Please share more information.

Did that require the user to be logged into FB?



As an engineer, I'm amazed. As a person who doesn't want the person on the other end of every website I visit to know who exactly I am, I feel violated. At this point though, all I feel I can do as a hapless consumer is to desensitize myself to said violation.

I use a VPN, Pi-Hole, Ghostery and Firefox. All of these a relatively recent additions though, so if a website can get my email and that links to an already existing database of all my collected data up to that point, I'm buggered anyway.


Just making sure you're aware of the discussion around Ghostery that's happened here on HackerNews, so you can make an informed decision:

https://news.ycombinator.com/item?id=15969525 https://news.ycombinator.com/item?id=16809625 https://news.ycombinator.com/item?id=13652126 https://news.ycombinator.com/item?id=9617827


F-ing wonderful.

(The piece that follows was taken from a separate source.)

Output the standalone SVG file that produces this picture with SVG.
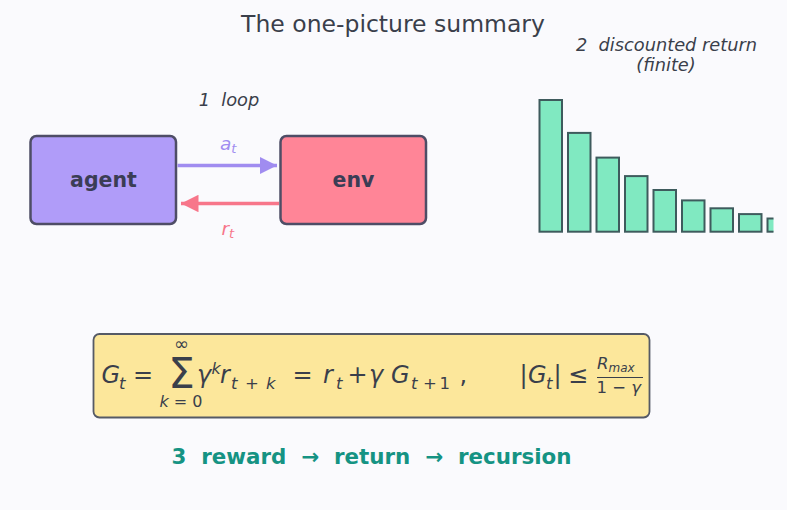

Almost reaffirming the inevitability of it all really. Back to uBlock it is. Thanks for the heads up.


Not ublock, you need to use ublock origin.


How about AdNausium for the extra middle finger.


From this reprehensible API, "enriching" a simple candidate key (e.g. email addr) (slightly edited for brevity):

https://docs.fullcontact.com/#data-add-ons

    { "gender": "Male",
      "name": {
        "given": "Johnathan",
        "family": "Doe",
        "middle": "David",
        "prefix": "Mr",
        "suffix": "Jr",
        "nickname": "John"
      },
      "age": {
        "birthday": {
          "year": 1980,
          "month": 1,
          "day": 10
        },
        "range": "35-44",
        "value": 37
      },
      "locations": [
        { "label": "deduced",
          "formatted": "Denver, Colorado, United States"
        }
      ],
      "education": [
        { "name": "State University",
          "degree": "Masters Degree of Automation",
          "end": { "year": 1998 }
        }
      ],
      "employment": [
        { "name": "ACME, Inc",
          "domain": "http://www.example.com",
          "current": false,
          "title": "Widget Maker",
          "start": { "year": 2010, "month": 6, "day": 1 },
          "end": { "year": 2015, "month": 10, "day": 15 }
        }
      ],
      "interests": [
        { "name": "Quilting",
          "affinity": "HIGH",
          "category": "hobbies"
        }
      ]
    }
edit: Note the arrays, which presumably can return multiple records.